• GOAL OF THE EXERCISE:
Which lines include the word "matplotlib"? Copy each of them.
## start DATA ENTRIES
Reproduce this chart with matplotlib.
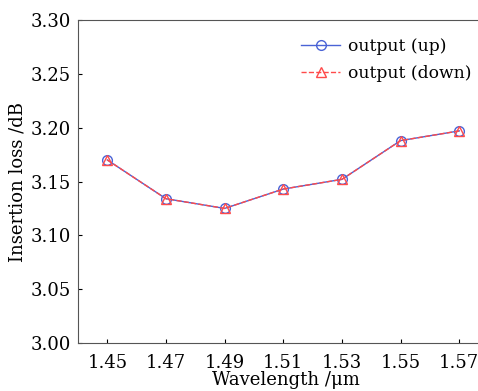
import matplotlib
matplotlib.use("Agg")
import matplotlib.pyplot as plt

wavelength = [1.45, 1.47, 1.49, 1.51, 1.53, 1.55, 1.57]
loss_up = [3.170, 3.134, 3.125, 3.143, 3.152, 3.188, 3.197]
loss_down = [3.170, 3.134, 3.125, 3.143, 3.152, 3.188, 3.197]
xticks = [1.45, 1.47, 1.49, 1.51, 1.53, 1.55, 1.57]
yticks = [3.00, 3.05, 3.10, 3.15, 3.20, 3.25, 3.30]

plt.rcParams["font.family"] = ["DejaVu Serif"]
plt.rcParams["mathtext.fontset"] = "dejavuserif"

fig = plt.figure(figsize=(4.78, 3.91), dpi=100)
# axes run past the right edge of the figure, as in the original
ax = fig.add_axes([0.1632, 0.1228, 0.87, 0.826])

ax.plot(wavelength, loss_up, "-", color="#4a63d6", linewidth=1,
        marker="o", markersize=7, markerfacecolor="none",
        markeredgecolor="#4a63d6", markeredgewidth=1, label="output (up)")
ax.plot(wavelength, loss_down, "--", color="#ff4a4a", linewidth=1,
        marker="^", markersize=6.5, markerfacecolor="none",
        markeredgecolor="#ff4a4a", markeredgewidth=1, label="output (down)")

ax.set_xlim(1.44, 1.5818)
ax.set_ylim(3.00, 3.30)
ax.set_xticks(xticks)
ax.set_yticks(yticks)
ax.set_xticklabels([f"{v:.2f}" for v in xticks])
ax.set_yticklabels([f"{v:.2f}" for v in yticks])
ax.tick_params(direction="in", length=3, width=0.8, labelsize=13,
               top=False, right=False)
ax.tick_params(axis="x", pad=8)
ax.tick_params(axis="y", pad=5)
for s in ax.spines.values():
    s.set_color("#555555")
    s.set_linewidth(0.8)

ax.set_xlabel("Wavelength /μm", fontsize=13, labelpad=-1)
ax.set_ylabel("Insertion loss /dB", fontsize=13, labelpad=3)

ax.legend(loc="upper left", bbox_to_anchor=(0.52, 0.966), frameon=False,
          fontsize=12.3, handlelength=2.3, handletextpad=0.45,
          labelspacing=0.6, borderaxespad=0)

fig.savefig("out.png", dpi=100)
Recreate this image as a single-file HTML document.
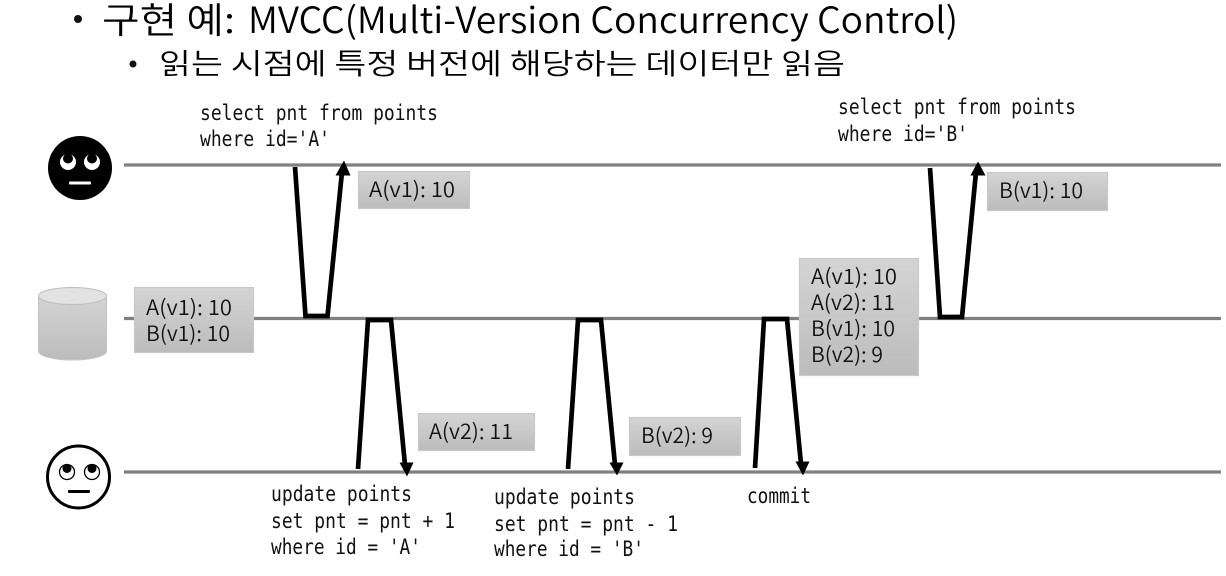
## end DATA ENTRIES
• TASK SOLUTION:
Reproduce this chart with matplotlib.
import matplotlib
matplotlib.use("Agg")
import matplotlib.pyplot as plt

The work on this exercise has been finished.